Federal spending on alternative medicine is miniscule compared to on on conventional medicine. I don't think anyone could reasonably claim differently. I wasn't able to find anything on that alternative medicine research site about how much was spent on homeopathic research, but I'll take your word for it. My point is, there is not a lot of high quality research on homeopathy - and that's why an organization like the one you link to was established. I bet you five bucks if you write to the authors of the peer reviewed review you link above, they will agree that there are not a lot of quality studies out there on this topic.

I'm not sure why we're arguing really. I don't think there is some vast conspiracy out there against homeopathy, although there was a historical one. I agree with you - there is not sufficient clinical evidence that homeopathy is the most promising treatment out there. I said as much in my original comment. I simply said that there haven't been enough good studies to say for sure, and gave some historical context about homeopathy.
posted by serazin at 3:10 PM on November 21, 2006


Here is what I think the disagreement is.

You say that "there is not sufficient clinical evidence that homeopathy is the most promising treatment" and that that there haven't been enough good studies to say for sure.

I say that there is insufficient clinical evidence that homeopathy is a useful treatment. There is insufficient physical evidence that the "remedies" are different from the diluents used, and indeed physical evidence that they are not. When there is such a lack of evidence even after testing (acknowledging that some of the testing has been poor), normally I think reasonable scientists would focus their efforts on something more promising rather than saying that it hasn't been proven either way.

I'm not sure how the story about how modern medicine started answers the question.
posted by grouse at 3:43 PM on November 21, 2006 [1 favorite]


One study isn't a lot. If there've been hundreds of studies you expect one, by chance, to get a significance at 1%.

grouse is quite right in my opinion. If you do studies and fail to find clearcut evidence then you have to start wondering how homeopaths claim they know it works when they've not been conducting things as a properly controlled study. Indeed, if homeopathy had been sufficiently bold to come out and lay down exactly what it could treat with what effectiveness I'd bet it'd have been thoroughly disproven.

I'd like to see this false dichotomy between alternative/complementary medicine and non-alternative medicine gone.

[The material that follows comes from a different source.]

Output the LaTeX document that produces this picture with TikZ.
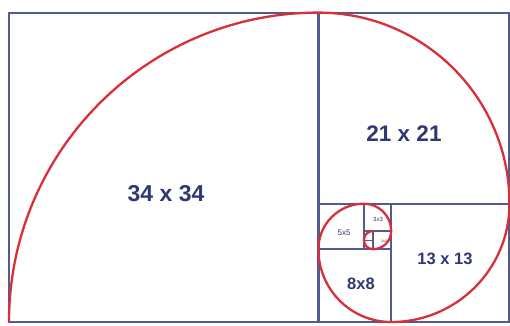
\documentclass[tikz,border=0pt]{standalone}
\usepackage{fontspec}
\setmainfont{Liberation Sans}
\definecolor{frame}{HTML}{525A8E}
\definecolor{lab}{HTML}{2F3873}
\definecolor{spiral}{HTML}{D8303A}
\begin{document}
\begin{tikzpicture}[x=1pt,y=1pt,
  sq/.style={draw=frame,line width=2.2pt},
  spir/.style={draw=spiral,line width=2.3pt},
  lbl/.style={text=lab,font=\bfseries,inner sep=0pt}]
\useasboundingbox (0,0) rectangle (510,325);
\fill[white] (0,0) rectangle (510,325);
\begin{scope}[shift={(9,3)},x=9.1pt,y=9.1pt]
  % squares
  \draw[sq] (0,0) rectangle (34,34);
  \draw[sq] (34,13) rectangle (55,34);
  \draw[sq] (42,0) rectangle (55,13);
  \draw[sq] (34,0) rectangle (42,8);
  \draw[sq] (34,8) rectangle (39,13);
  \draw[sq,line width=1.5pt] (39,10) rectangle (42,13);
  \draw[sq,line width=1.2pt] (40,8) rectangle (42,10);
  \draw[sq,line width=0.9pt] (39,9) rectangle (40,10);
  \draw[sq,line width=0.9pt] (39,8) rectangle (40,9);
  % spiral
  \draw[spir] (0,0) arc[start angle=180,end angle=90,radius=34]
    arc[start angle=90,end angle=0,radius=21]
    arc[start angle=0,end angle=-90,radius=13]
    arc[start angle=-90,end angle=-180,radius=8]
    arc[start angle=180,end angle=90,radius=5]
    arc[start angle=90,end angle=0,radius=3]
    arc[start angle=0,end angle=-90,radius=2]
    arc[start angle=-90,end angle=-180,radius=1]
    arc[start angle=180,end angle=90,radius=1];
\end{scope}
\node[lbl,font=\bfseries\fontsize{23}{23}\selectfont] (l34) at (166,131) {34 x 34};
\node[lbl,font=\bfseries\fontsize{22.5}{22.5}\selectfont] (l21) at (404,191) {21 x 21};
\node[lbl,font=\bfseries\fontsize{16.5}{16.5}\selectfont] (l13) at (445,66) {13 x 13};
\node[lbl,font=\bfseries\fontsize{16.5}{16.5}\selectfont] (l8) at (361,41) {8x8};
\node[lbl,font=\fontsize{8}{8}\selectfont] (l5) at (344,92) {5x5};
\node[lbl,font=\fontsize{6}{6}\selectfont] (l3) at (378,106) {3x3};
\node[lbl,font=\fontsize{3.5}{3.5}\selectfont] (l2) at (384,84) {2x2};
\end{tikzpicture}
\end{document}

As I think John Diamond said, there is only medicine that's been tested and works, and that which hasn't.

Returning to the original question, can you really claim it is good for society to invest even more money trying to show it works when it's repeatedly failed to demonstrate any effect? As grouse has stated, the US has managed to chuck $123 million down the drain on this. Not good for society.
posted by edd at 4:40 PM on November 21, 2006


To clarify, the $123 million is for research on all sorts of alternative medicine. But it is just for this year; more would have been spent in previous years, and more will be spent still.